Acting for Whitlam in these two actions are the NRMA's lawyers, Corrs Chambers Westgarth. A number of questions have been asked by members of the board as to who is paying for these actions, but the NRMA has been silent on that question. Can I have the NRMA's assurance that Whitlam, and not the NRMA, is picking up the tab for this private spat between him and his former adviser? The action against Channel 9 was launched by the NRMA in recent weeks and I seek the NRMA's assurances that this potentially very expensive action is being taken in the best interests of the NRMA and not because Nick Whitlam was embarrassed by the program or because it exposed the sources of funding for his and his factions 1995 board election campaign. None of these actions was put to the board for approval before the commencement of legal action.
None of the board members involved in this matter ever disclosed any interest in it. Half of the NRMA board is now heading for another election. A longstanding member of the NRMA, Bill Snodgrass, has been trying without success to discover who funded the 1999 election campaign when the NRMA's advertising agency Saatchi and Saatchi provided heavy advertising exposure to the Whitlam-led Members First team. There were other suppliers of services, including printers and distributors, who provided free or discounted services to the Whitlam team during the 1995, 1997 and 1999 election campaigns.
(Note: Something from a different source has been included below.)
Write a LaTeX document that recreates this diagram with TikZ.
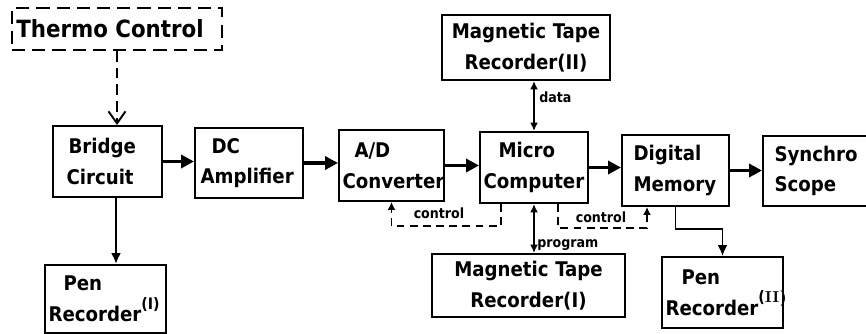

The 1999 election was a noticeably big spending campaign by Members First and featured billboard, radio and print advertisements that cost hundreds of thousands of dollars.
The Members First faction has never explained where those funds came from, and Snodgrass's attempts to obtain that information for members by calling a special general meeting—now seven months ago—has been thwarted by the NRMA's legal stonewalling. The matter will go to the Court of Appeal for hearing in September, but by then the current election campaign will be almost over, again without any disclosure as to where candidates obtained their funding and services to run the campaign; how much was obtained; and whether any of the donors are also suppliers of services to the NRMA. This action has been taken by the Whitlam-controlled NRMA board without ever having received board approval.
It now appears that the resolution requiring directors to expose their election funding will not be able to be put to a meeting of NRMA members before November, by which time the current half board election campaign will be over. It will be too late to get that information. I am concerned, as my constituents are, about the legal action that has been taken by the NRMA without board approval. I now call on ASIC to investigate the bringing of these legal actions without board approval and the use of NRMA members funds for personal vendettas.